Jewish residents of San Juan La Laguna were asked to officially register themselves after a petition signed by 300 residents was presented against them. The Times of Israel reported that while the registry was set up in order to verify if the Jewish immigrants are in the country legally, other foreigners have not been asked to do the same.
The town with a population of some 10,000 has a Jewish community of 10 Jewish families, most of whom are new to the area.
The Guatemalan newspaper Prensa Libre reported that the Jews in the area, who are ultra-Orthodox, have been subject to ethnically-motivated slurs and violent attacks in recent months, including verbal abuse, the spreading of false accusations, and rock-throwing and a Molotov cocktail.
Misael Santos, a convert to Judaism who lives in the town said that residents posted photos of Hitler online and threatened to put their Jewish neighbors into cremation ovens.
“They asked us to get out of town because they said that we kidnap children, and then added to the fire by saying the town would be invaded by Jews,” Santos said.
The windows of Santos’ house were broken by rocks thrown at it, while a Molotov cocktail was hurled nearby.
After that, he asked for an urgent meeting of the city council, the Times of Israel reported.
According to the Jewish Telegraphic Agency news service, the Guatemalan newspaper reported that San Juan La Laguna’s mayor, Rodolfo Lopez, was presented with the petition calling on him to expel the Jews, which he told Prensa Libre he was planning to do.
“We, as a local authority, have nothing against the Jewish community,” Lopez told the Times of Israel on Tuesday. “But every community, and especially ours, as indigenous Mayans, has very special customs and traditions and we have to defend our rights.”
Residents have complained about some of the rituals practiced by the observant Jews, including using a public body of water as a ritual bath and making disparaging comments about immodest dress to tourists.
“There is almost every other religion here, and there have never been any problems.

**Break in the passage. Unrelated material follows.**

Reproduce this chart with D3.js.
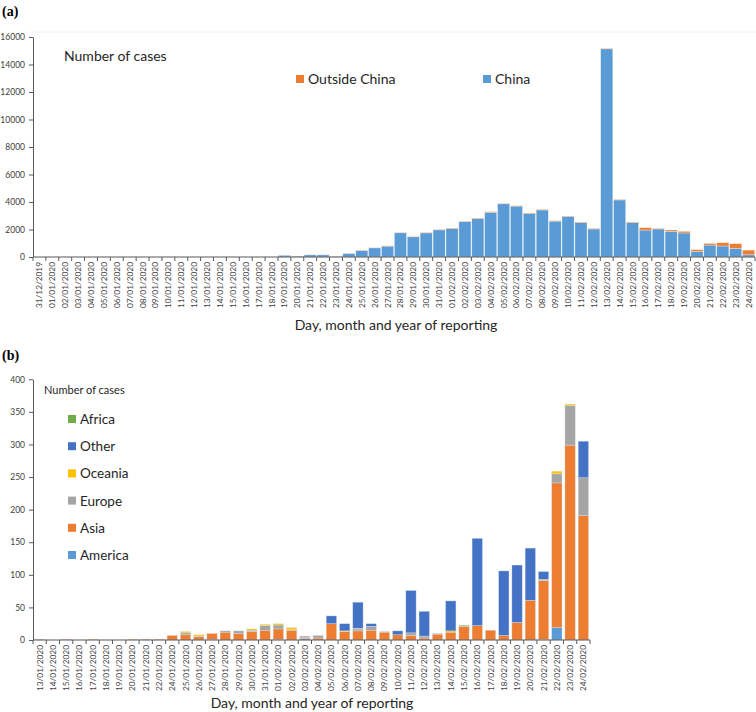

When they came, there started to be ill will,” the mayor told the Times of Israel.
Santos said he believes the reaction of his neighbors is a result of their lack of knowledge about his religious practices.
“I put myself in their place and perhaps they are right to feel scared because before we were two families and now there are 10. And seeing us with our traditional dress, which is black representing devotion and humility, in the streets, may cause fear,” he told Prensa Libre.
In a later telephone interview with the Times of Israel, Santos was reluctant to speak and said that the neighbors live together “very peacefully.”
“Some of us are foreigners, so they asked for ID,” he said, “but we are living very peacefully.”
Israel National News quoted Santos saying that despite the petition against them, his community has received support from other non-Jewish neighbors.
"Many people do not want us to leave, and have come to ask us not to leave. ... The fathers of my children's friends, for example. They are Christian people, who live by their values. Some even said jokingly that San Juan Bautista, the patron saint of the town, is Jewish, and if we are kicked out he would also have to leave,” he said.
News of the Guatemalan Jewish registry came on the heels of reports from Ukraine last month that Jews in the area of Donetsk were told to register themselves and their property and pay a special tax. The leaflets were later said to be a hoax and a provocation designed to cast political rivals as anti-Semitic.